Fine over campaign finance violations raises questions about Williams
On Wednesday, the city Board of Ethics released a settlement against State Sen. Anthony Williams to return excess donations limits, as well as the $62,927 of pre-candidacy money that was illegally transferred into his mayoral campaign.
An accountant hired by the board identified $17,250 in excess donations to the Williams for Mayor campaign. The settlement demands that the money not be returned to it donors, but disgorged to the city within the next three days.
The report also cites Williams for transferring nearly $63,000 from his senate campaign fund into his current mayoral campaign account. The Board of Ethics has requested these funds be transferred back into their previous account within the next three days, and remain untouched by the mayoral campaign.
Williams must also reimburse the city for the $10,000 they spent on the accountant who vetted the campaign finance reports.
The review’s findings follow numerous journalistic reports about independent third-party organizations contributing “dark money” to both Williams’ mayoral and senatorial campaign accounts.
Williams has never denied his campaign’s third-party donations, simultaneously insisting that he is “owned by no one.”
But last week at a mayoral forum, he told an auditorium full of politically engaged students at Central High School that he would disclose everyone who contributed to his campaign to ensure they were in compliance with the law.
Did Williams count the nearly $63,000 transferred illegally to his campaign as legal tender?
Williams' ethics policy proposal paper, which he released last week, decried this sort of maneuver. He pitched a reform measure that would "limit incumbents' ability to stockpile resources for in the first three years of their reelection cycle, and limit their ability to expend money based on whether funds were received for the primary or general election, similar to federal law."
A student at the Central High forum asked the senator if he would take a pledge to turn down dark money in this current campaign; Williams did not give a yes or no answer, but said he would pledge that his television ads would be paid for out of his own pocket. (The video is available online; the question begins at 28:00 of part 2.)
“I am the only one who is running with non-dark money ads on television,” Williams said. “[It is] my money out of my campaign that I raised.”
Williams was alluding to his opponent former Councilman Jim Kenney, the only other mayoral candidate with ads on television. A Kenney television spot is being funded by a labor-backed PAC.

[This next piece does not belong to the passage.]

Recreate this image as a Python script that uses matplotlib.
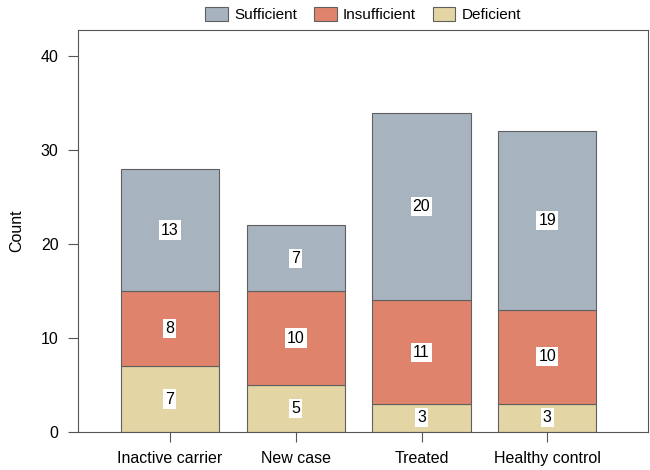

In late February, Williams released his first ad, which his campaign produced and bought air space for with their own funds. At the same time, another pro-Williams ad American Cities PAC went public. He now has a second PAC-funded ad as well.
Technically, he is “the only candidate who is running non-dark money ads” on television.
At the same time, he is also a candidate with dark money ads on television.
Earlier in the debate, in reference to an AL DÍA report on Kenney’s pay-to-play policy, Williams asked if Kenney would leave his second job at the government-contracted architecture firm Vitetta and “demand that they pay their taxes.”